The fish fingers treated with algae extract or without extract (PC and NC) gained no a significant difference (P >0.05) in all sensory criteria including appearance, taste, color, flavor, taste and overall acceptability after processing, but there was a significant difference in the overall grade with the highest score for BAE 10% group 7.53 followed by BAE 5% group 6.87 then the negative control group 7.53 and the lowest scores were for the positive control group 7.13 for Tilapia, also the fish fingers treated with algae extract or without extract (PC and NC) gained no a significant difference (P >0.05) in all sensory criteria including appearance, taste, color, flavor, taste and overall acceptability after processing, but there was a significant difference in the overall grade with the highest score for BAE 10% group 7.53 followed by BAE 5% group 6.80 then the negative control group 7.53 and the scores were for the positive control group 7.47 for Mugil which considered appositive results as the treatment were acceptable to the consumer.

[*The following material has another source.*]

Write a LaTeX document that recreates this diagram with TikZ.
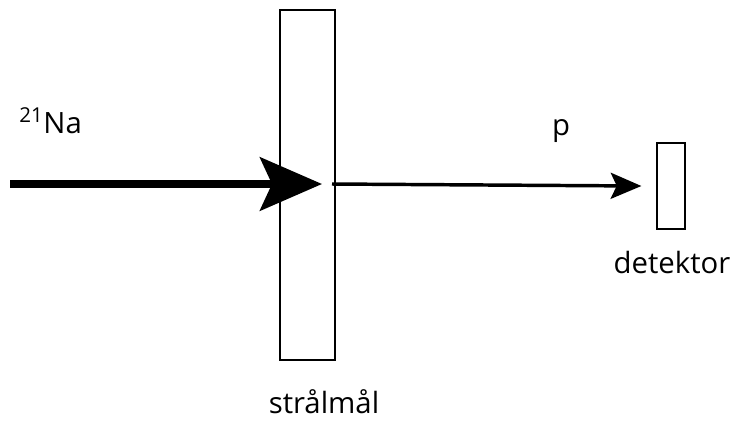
\documentclass[tikz,border=0pt]{standalone}
\usepackage{fontspec}
\setmainfont{Open Sans}
\usetikzlibrary{arrows.meta,positioning}

\tikzset{
  plate/.style={draw, line width=1.4pt, inner sep=0pt},
  lbl/.style={font=\fontsize{22}{26}\selectfont, inner sep=0pt, anchor=base}
}

\begin{document}
\begin{tikzpicture}[x=0.75pt, y=-0.75pt]
  \useasboundingbox (0,0) rectangle (736,426);
  % target and detector
  \node[plate, minimum width=41.25pt, minimum height=262.5pt] (mal) at (307.5,185) {};
  \node[plate, minimum width=21pt, minimum height=64.5pt] (det) at (671,186) {};
  % beam ends
  \coordinate (inn) at (10,184);
  \coordinate (hit) at (322,184);
  \coordinate (ut) at (332,184);
  % incoming beam
  \draw[line width=5.5pt, -{Stealth[length=46.5pt, width=40pt, inset=9pt]}] (inn) -- (hit);
  % outgoing proton
  \draw[line width=2.6pt, -{Stealth[length=23pt, width=19.5pt, inset=4.5pt]}] (ut) -- ([xshift=-11pt]det.west);
  % labels
  \node[lbl, anchor=base west] (na) at (19,133) {\textsuperscript{21}Na};
  \node[lbl] (p) at (561,135) {p};
  \node[lbl] (detl) at (672,273) {detektor};
  \node[lbl] (mall) at (324,413) {strålmål};
\end{tikzpicture}
\end{document}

These findings show that this algae extract is very effective against lipid and protein oxidation, and a powerful antimicrobial in different fish products and is a promising natural antioxidant and antimicrobial replacing the synthetic preservatives in fish processing. These biological activities could be attributed to phenols present in these algae. Further research is needed for the isolation and identification of individual phenolic compounds in addition to In-Vivo studies that can introduce better understanding of their mechanism of action.